### Task
Reproduce exactly the lines from the one containing "Output the Python" down to the one containing "from bokeh.resources import INLINE", including both of those lines, and nothing else.

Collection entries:
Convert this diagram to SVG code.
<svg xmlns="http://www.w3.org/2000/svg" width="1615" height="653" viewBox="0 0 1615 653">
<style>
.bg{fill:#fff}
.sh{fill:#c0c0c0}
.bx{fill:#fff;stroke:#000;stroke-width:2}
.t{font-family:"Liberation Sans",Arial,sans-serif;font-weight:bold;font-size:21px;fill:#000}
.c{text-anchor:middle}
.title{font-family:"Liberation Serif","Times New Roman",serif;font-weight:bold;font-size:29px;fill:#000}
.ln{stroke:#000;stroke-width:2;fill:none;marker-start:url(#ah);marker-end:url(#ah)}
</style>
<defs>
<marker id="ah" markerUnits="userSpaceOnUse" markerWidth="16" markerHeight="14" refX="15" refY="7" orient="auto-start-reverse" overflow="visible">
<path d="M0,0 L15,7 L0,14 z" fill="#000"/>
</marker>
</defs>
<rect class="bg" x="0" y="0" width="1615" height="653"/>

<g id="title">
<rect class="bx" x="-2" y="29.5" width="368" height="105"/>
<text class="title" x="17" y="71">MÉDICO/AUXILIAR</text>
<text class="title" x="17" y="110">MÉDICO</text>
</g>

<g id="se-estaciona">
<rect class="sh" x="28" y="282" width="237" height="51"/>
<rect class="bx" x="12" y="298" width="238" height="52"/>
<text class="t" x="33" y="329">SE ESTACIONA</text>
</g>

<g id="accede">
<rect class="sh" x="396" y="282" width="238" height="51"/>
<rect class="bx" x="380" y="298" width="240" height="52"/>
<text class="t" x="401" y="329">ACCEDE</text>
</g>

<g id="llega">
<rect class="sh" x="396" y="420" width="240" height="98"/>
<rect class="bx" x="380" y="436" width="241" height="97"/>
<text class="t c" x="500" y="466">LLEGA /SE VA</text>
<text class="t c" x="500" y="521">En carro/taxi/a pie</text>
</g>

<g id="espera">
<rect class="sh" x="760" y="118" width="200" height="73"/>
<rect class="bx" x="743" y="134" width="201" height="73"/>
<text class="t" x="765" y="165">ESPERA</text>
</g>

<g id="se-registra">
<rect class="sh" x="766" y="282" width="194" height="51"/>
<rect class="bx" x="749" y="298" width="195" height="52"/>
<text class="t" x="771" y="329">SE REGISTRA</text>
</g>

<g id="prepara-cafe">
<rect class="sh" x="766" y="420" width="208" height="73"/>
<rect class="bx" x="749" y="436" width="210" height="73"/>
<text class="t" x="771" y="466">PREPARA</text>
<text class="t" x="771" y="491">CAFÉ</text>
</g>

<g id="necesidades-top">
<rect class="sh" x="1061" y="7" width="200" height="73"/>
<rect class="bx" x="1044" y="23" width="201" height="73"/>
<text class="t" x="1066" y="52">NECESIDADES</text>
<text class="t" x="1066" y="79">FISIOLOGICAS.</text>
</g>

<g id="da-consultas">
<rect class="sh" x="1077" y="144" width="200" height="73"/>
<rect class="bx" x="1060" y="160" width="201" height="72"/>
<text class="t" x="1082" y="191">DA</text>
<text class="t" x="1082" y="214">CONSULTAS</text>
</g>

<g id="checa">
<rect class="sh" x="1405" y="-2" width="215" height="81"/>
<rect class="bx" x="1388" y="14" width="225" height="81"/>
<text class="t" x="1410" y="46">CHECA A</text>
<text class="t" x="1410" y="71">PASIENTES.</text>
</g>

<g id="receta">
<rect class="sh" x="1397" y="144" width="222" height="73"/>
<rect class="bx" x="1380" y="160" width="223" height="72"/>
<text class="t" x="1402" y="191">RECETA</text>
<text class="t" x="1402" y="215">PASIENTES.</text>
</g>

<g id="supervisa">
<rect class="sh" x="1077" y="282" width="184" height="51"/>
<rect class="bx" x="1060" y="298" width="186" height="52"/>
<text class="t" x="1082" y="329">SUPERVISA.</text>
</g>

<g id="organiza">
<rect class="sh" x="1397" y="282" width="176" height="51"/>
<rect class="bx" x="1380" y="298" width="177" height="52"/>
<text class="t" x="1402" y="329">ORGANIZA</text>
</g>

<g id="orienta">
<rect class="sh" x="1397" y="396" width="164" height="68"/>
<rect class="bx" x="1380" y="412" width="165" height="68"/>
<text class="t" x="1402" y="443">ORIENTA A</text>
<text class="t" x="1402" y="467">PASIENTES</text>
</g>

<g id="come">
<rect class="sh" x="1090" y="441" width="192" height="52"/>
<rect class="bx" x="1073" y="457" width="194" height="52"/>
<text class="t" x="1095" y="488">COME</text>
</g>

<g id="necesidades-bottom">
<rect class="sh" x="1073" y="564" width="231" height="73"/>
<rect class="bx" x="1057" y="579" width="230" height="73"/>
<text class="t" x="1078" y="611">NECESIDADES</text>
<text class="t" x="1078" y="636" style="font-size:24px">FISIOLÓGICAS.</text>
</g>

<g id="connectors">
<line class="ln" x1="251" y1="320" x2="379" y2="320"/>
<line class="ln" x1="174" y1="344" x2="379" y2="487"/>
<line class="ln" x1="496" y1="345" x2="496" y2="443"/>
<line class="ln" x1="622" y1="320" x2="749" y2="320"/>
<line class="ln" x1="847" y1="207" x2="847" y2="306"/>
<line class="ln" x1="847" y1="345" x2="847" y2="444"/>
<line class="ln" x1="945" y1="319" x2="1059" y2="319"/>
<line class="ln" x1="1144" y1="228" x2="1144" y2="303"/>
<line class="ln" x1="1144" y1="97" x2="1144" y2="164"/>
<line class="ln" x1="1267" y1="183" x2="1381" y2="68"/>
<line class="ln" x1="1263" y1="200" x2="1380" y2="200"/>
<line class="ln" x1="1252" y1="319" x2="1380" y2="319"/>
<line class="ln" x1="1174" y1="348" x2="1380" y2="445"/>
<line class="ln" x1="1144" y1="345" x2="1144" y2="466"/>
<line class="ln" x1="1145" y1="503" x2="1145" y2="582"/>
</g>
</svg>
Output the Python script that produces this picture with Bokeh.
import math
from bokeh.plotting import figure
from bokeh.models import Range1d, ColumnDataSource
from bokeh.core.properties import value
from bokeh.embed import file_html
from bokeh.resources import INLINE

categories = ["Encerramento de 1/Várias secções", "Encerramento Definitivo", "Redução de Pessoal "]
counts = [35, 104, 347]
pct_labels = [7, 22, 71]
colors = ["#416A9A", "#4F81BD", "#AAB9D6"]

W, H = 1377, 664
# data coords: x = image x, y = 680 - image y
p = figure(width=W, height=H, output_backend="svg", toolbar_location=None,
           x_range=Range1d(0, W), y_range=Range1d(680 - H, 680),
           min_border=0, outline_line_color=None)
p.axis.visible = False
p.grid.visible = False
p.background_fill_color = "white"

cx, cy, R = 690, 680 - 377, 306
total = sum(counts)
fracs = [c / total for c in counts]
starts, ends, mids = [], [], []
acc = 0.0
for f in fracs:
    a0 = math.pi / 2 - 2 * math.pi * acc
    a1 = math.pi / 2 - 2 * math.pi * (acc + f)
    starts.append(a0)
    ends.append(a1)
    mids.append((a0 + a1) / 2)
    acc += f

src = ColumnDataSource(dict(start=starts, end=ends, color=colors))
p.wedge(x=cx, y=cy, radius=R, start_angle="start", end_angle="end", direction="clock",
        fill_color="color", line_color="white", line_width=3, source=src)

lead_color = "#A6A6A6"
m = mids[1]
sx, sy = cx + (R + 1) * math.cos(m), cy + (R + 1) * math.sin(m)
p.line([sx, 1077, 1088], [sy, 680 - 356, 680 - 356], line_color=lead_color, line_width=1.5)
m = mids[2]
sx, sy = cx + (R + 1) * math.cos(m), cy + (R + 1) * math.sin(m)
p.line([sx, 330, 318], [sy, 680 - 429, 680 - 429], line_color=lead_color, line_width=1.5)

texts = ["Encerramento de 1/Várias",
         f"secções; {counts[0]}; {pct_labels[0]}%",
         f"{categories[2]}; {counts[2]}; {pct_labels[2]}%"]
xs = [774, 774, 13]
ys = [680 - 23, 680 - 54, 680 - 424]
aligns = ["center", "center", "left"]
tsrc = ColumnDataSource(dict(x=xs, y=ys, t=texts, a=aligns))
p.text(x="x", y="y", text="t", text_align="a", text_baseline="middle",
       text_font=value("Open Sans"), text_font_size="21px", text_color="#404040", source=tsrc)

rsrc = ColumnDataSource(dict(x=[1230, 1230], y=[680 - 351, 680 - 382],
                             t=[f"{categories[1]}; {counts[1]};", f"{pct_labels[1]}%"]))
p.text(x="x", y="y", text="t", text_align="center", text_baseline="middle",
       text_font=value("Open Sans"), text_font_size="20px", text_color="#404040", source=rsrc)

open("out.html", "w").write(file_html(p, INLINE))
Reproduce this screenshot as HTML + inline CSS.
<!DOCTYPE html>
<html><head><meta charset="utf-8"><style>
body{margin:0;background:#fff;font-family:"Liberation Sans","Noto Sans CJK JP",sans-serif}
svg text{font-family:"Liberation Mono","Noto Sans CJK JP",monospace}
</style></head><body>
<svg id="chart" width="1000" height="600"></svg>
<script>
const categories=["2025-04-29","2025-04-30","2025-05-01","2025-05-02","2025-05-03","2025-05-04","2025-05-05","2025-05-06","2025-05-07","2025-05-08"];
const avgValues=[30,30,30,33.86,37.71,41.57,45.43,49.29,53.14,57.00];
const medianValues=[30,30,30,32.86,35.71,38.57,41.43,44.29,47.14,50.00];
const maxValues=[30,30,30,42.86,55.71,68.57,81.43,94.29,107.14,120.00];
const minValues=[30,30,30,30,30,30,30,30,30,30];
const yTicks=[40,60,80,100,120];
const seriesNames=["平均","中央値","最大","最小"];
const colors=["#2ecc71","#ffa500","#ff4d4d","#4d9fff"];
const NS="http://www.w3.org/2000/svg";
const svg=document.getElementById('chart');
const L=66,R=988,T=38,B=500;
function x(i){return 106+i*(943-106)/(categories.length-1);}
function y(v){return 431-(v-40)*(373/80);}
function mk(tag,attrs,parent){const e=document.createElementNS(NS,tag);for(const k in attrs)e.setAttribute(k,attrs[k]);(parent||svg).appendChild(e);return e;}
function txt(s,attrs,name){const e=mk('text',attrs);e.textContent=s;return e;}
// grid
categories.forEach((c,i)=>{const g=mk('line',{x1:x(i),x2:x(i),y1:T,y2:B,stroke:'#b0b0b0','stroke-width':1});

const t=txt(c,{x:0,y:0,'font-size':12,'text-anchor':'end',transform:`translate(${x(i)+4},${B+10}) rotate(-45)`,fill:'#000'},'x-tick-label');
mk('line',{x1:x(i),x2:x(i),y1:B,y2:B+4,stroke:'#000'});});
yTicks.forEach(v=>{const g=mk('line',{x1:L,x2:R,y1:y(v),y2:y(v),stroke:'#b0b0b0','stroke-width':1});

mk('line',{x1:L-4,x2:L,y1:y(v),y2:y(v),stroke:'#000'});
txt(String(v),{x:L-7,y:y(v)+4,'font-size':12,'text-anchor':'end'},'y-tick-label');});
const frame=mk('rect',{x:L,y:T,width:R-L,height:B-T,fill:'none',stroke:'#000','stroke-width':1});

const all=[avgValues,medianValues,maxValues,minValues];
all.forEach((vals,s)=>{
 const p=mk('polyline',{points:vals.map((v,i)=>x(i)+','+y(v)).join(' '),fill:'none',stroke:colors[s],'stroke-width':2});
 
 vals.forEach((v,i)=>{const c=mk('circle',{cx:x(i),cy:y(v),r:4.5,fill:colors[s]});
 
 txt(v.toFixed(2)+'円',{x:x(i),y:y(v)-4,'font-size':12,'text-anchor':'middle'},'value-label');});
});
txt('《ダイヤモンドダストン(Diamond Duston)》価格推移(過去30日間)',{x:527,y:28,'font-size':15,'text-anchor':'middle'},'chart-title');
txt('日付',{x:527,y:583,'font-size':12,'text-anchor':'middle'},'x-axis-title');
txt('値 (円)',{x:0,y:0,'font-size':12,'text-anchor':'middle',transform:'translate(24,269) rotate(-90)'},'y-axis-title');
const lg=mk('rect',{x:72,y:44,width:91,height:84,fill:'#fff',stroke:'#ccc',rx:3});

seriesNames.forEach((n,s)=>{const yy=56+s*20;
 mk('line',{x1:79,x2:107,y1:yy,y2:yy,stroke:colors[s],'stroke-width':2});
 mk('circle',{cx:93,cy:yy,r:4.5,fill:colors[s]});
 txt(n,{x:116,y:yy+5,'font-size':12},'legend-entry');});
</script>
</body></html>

### Solution for this exercise
Output the Python script that produces this picture with Bokeh.
import math
from bokeh.plotting import figure
from bokeh.models import Range1d, ColumnDataSource
from bokeh.core.properties import value
from bokeh.embed import file_html
from bokeh.resources import INLINE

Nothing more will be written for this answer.